Elsewhere in the VR scene, the pipeline is still hampering developer progress. Ikrima Elhassan, cofounder of VR game developer Kite and Lightning, said that building 3D art for VR is a painful process that requires slow handoffs between his company’s 3D art tools, the Unreal Engine, and the physical gear used to play the game. Because the process requires pouring art into the 3D engine and then outputting a new binary just to check if it works at all, development within the VR market can be a slow process reminiscent of the days when builds took hours.
One company trying to solve this is Limitless, which offers artists and directors an in-VR animation and scene development kit. Users can position animation points, set pieces, and actions all from within the VR space they’re creating. This means that when a set piece is added to a room, the user immediately sees what it looks like in VR, rather than having to go through a build and test process.
Limitless was founded by former Pixar employee Tom Sanocki. Pixar focuses heavily on storytelling, and that’s exactly what Sanocki said he hoped to enable with Limitless. He said that his tool allowed a team to build a 10-minute interactive VR story in four months, a significantly shorter period than using traditional tools.
What works and what doesn’t
While that will definitely help developers get their experiences to market faster, it remains to be seen if that market is truly worthwhile. Sony’s Playstation VR system has been selling well, said the company, but other companies’ VR offerings aren’t flying off the shelves.
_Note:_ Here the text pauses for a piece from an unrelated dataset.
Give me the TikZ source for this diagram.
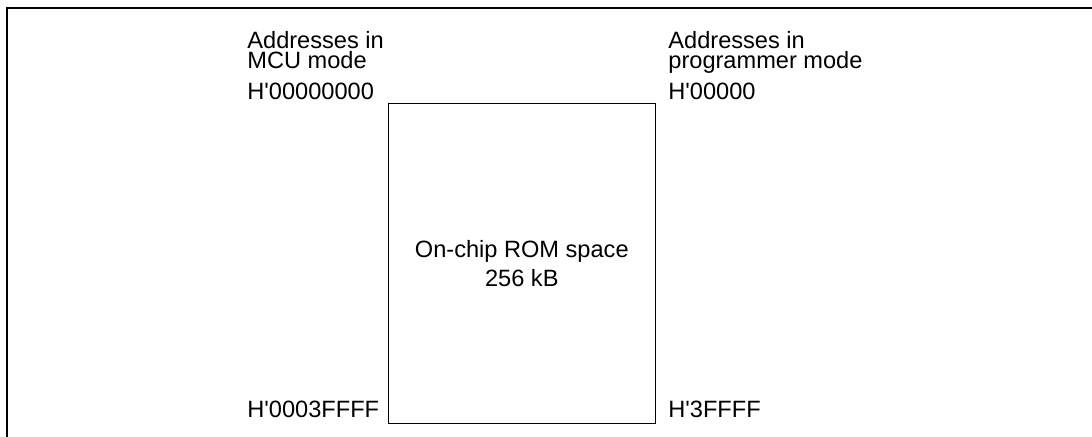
\documentclass[tikz,border=0pt]{standalone}
\usepackage{fontspec}
\setmainfont{Liberation Sans}
\usepackage{tikz}
\usetikzlibrary{positioning}
\newcommand{\hq}{H\textquotesingle}
\tikzset{
  addr/.style={inner sep=0pt, align=left, font=\fontsize{11.8}{10}\selectfont},
  rombox/.style={rectangle, draw=black, line width=0.5pt, inner sep=0pt, align=center,
                 minimum width=133.8pt, minimum height=159.8pt, font=\fontsize{11.8}{14.3}\selectfont},
  frameline/.style={draw=black, line width=1pt}
}
\begin{document}
\begin{tikzpicture}[x=0.5pt, y=-0.5pt]
 \useasboundingbox (0,0) rectangle (1092,437);
 \draw[frameline] (7,437) -- (7,8) -- (1092,8);

 \node[rombox] (rom) at (521.8,263.8) {On-chip ROM space\\256 kB};

 \node[addr, anchor=base west] (mcuhead) at (247,68.3) {Addresses in\\MCU mode};
 \node[addr, anchor=base west] (proghead) at (668,68.3) {Addresses in\\programmer mode};
 \node[addr, anchor=base west] (mcutop) at (247,99.3) {\hq00000000};
 \node[addr, anchor=base west] (mcubot) at (247,417.3) {\hq0003FFFF};
 \node[addr, anchor=base west] (progtop) at (668,99.3) {\hq00000};
 \node[addr, anchor=base west] (progbot) at (668,417.3) {\hq3FFFF};
\end{tikzpicture}
\end{document}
There are some clear reasons for this, however. First of all, Playstation VR simply works with a Playstation 4, and requires no extra hardware. Oculus Rift and the HTC Vive both require a fairly burly PC with modern hardware inside, raising the barrier to entry far above the US$600 to $800 price-tag for the goggles alone.
Another sticking point is that the Xbox One’s own VR offering, tied to the Oculus Rift headset, requires users to buy a brand new Xbox One console; the original cannot be used with the Oculus Rift.
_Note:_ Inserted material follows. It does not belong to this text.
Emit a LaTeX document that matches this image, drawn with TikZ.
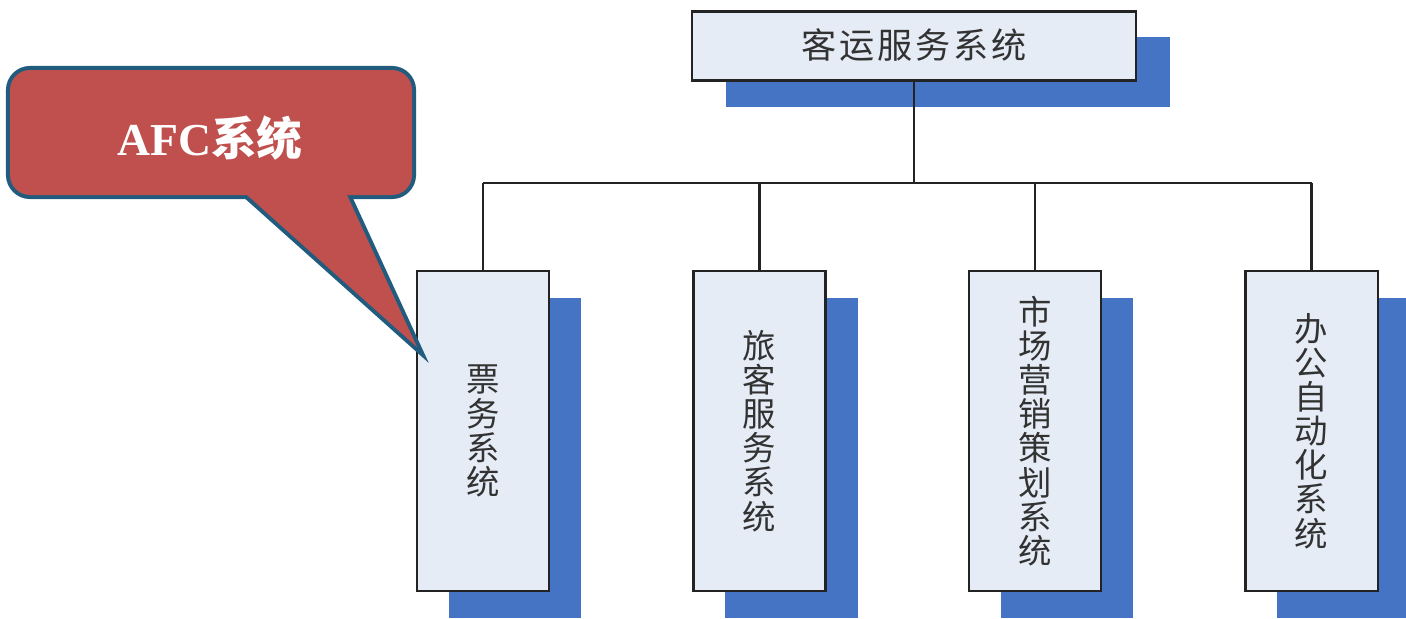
\documentclass[tikz,border=0pt]{standalone}
\usepackage{fontspec}
\newfontfamily\cjk{Noto Sans CJK SC}
\newfontfamily\afcfont{Liberation Serif}
\usetikzlibrary{shadows}
\usepackage{xcolor}
\definecolor{boxfill}{RGB}{230,236,246}
\definecolor{boxline}{RGB}{35,35,35}
\definecolor{shadowblue}{RGB}{70,116,196}
\definecolor{calloutred}{RGB}{192,80,77}
\definecolor{calloutedge}{RGB}{33,92,126}
\definecolor{textgray}{RGB}{50,50,50}
\tikzset{
  sysbox/.style={draw=boxline, line width=0.6pt, fill=boxfill, inner sep=0pt,
    align=center, text=textgray},
  subbox/.style={sysbox, minimum width=1.32cm, minimum height=3.2cm,
    font=\cjk\fontsize{9.5}{9.7}\selectfont,
    general shadow={fill=shadowblue, shadow xshift=0.32cm, shadow yshift=-0.27cm}},
  topbox/.style={sysbox, minimum width=4.44cm, minimum height=0.69cm,
    font=\cjk\fontsize{10}{12}\selectfont\addfontfeatures{LetterSpace=8},
    general shadow={fill=shadowblue, shadow xshift=0.34cm, shadow yshift=-0.26cm}},
  wire/.style={draw=boxline, line width=0.65pt},
}

\begin{document}
\begin{tikzpicture}[x=0.01cm,y=-0.01cm]
        \useasboundingbox (0,0) rectangle (1406,618);
        \clip (0,0) rectangle (1406,618);
        % boxes
        \node[topbox] (top) at (914,46) {\raisebox{1.6pt}{客运服务系统}};
        \node[subbox] (b1) at (483,431) {票\\务\\系\\统};
        \node[subbox] (b2) at (759.5,431) {旅\\客\\服\\务\\系\\统};
        \node[subbox] (b3) at (1035,431) {市\\场\\营\\销\\策\\划\\系\\统};
        \node[subbox] (b4) at (1311.5,431) {办\\公\\自\\动\\化\\系\\统};
        % tree lines
        \coordinate (bus) at (914,183);
        \draw[wire] (top.south) -- (bus);
        \draw[wire] (b1.north |- bus) -- (b4.north |- bus);
        \foreach \n in {b1,b2,b3,b4}
          \draw[wire] (\n.north |- bus) -- (\n.north);
        % callout
        \coordinate (tip) at (417,347);
        \draw[calloutedge, line width=2.3pt, rounded corners=0.2cm] (10,70) rectangle (412,195);
        \draw[calloutedge, line width=2.3pt] (247,195) -- (tip) -- (347,195) -- cycle;
        \fill[calloutred, rounded corners=0.2cm] (10,70) rectangle (412,195);
        \fill[calloutred] (247,195) -- (tip) -- (347,195) -- cycle;
        \node[text=white, font=\fontsize{13}{15}\selectfont] (afc) at (210,138)
          {{\afcfont\bfseries AFC}{\cjk\bfseries 系统}};
    \end{tikzpicture}
\end{document}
Still, VR manufacturers are not deterred. Rikard Steiber, president of Viveport and senior vice president of virtual reality at HTC, believes the real path to growth involves more outreach to consumers. This is likely to involve VR arcades, he said. Such VR shops would provide users with a pay-by-the-hour VR experience, and Viveport will even offer rental options and commercial licenses for software to foster these parlors.
This is because, he said, when the public gets its hands on VR, it’s always exciting and popular. The big trick is getting people to try it out for the first time. He said that prices for headsets and equipment will certainly fall over time, but right now, the challenge is a market education problem.
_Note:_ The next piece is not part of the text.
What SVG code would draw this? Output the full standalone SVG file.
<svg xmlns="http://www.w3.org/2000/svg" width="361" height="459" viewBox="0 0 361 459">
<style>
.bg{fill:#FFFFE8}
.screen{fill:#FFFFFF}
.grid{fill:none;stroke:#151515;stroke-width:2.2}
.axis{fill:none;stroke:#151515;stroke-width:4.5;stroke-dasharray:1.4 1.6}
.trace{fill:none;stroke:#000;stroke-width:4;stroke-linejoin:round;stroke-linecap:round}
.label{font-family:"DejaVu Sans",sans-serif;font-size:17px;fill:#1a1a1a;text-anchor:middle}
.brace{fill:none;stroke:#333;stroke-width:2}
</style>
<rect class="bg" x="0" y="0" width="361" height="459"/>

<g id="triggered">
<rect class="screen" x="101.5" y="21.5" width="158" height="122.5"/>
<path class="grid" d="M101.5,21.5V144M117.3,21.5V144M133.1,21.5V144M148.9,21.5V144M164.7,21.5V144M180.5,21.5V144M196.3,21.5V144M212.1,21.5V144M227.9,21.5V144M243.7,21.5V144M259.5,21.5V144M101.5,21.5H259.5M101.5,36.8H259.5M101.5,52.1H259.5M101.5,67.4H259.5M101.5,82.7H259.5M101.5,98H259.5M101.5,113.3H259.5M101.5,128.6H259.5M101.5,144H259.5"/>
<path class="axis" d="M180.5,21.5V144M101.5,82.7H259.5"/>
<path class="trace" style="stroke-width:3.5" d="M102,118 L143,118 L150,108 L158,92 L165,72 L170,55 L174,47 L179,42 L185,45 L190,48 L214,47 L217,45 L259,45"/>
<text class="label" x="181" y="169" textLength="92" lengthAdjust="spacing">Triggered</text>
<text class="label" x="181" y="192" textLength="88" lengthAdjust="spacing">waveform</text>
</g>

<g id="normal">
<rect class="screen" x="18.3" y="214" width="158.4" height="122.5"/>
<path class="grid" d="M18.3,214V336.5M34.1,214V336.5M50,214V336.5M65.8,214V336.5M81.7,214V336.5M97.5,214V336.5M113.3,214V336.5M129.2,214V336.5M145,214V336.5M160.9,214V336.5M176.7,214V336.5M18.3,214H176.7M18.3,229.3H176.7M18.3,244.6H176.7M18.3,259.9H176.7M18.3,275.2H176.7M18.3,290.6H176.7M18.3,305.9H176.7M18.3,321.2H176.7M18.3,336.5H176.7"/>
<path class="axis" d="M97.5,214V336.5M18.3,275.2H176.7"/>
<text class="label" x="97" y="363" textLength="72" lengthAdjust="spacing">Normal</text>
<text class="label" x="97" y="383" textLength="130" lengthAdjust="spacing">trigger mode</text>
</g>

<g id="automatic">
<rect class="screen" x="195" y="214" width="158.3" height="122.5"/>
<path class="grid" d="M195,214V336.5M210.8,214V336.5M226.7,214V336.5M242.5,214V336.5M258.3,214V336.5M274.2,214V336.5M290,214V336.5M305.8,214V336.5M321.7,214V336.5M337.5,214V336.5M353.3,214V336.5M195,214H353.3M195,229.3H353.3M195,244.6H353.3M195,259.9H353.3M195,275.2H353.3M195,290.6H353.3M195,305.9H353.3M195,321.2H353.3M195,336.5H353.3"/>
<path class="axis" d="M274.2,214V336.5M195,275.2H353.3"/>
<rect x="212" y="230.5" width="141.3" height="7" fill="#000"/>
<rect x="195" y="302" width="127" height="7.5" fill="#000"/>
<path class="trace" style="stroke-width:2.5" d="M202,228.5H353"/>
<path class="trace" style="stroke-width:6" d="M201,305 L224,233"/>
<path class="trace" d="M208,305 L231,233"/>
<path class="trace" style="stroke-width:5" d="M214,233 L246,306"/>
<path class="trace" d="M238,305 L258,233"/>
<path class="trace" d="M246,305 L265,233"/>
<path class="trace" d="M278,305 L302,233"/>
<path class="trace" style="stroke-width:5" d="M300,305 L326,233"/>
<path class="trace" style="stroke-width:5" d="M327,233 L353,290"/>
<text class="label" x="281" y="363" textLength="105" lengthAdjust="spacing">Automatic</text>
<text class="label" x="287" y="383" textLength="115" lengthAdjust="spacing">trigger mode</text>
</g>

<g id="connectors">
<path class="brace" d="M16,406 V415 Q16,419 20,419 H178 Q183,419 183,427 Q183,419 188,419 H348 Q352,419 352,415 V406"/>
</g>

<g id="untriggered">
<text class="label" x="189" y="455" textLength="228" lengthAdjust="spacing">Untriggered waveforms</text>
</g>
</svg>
For VR developers (according to Damon Hernandez, 3D web and immersive technology developer for Samsung), mobile devices and WebVR are the platforms of the future for VR developers. He cited the ease of distribution and forthcoming support by major software players as the draw to WebVR.
“If you’re a developer and you want to make money,” said Hernandez, “go for what everybody already has. The writing is on the wall: Facebook is having WebVR talks, Google is going [in] that direction, Samsung is going in that direction. The Web is the platform for content delivery. This year, is it worth it to ship a product on that? No, but it will be stable this year, and if you want to release in Q1, Q2 or Q3 of 2018, start looking at it now.”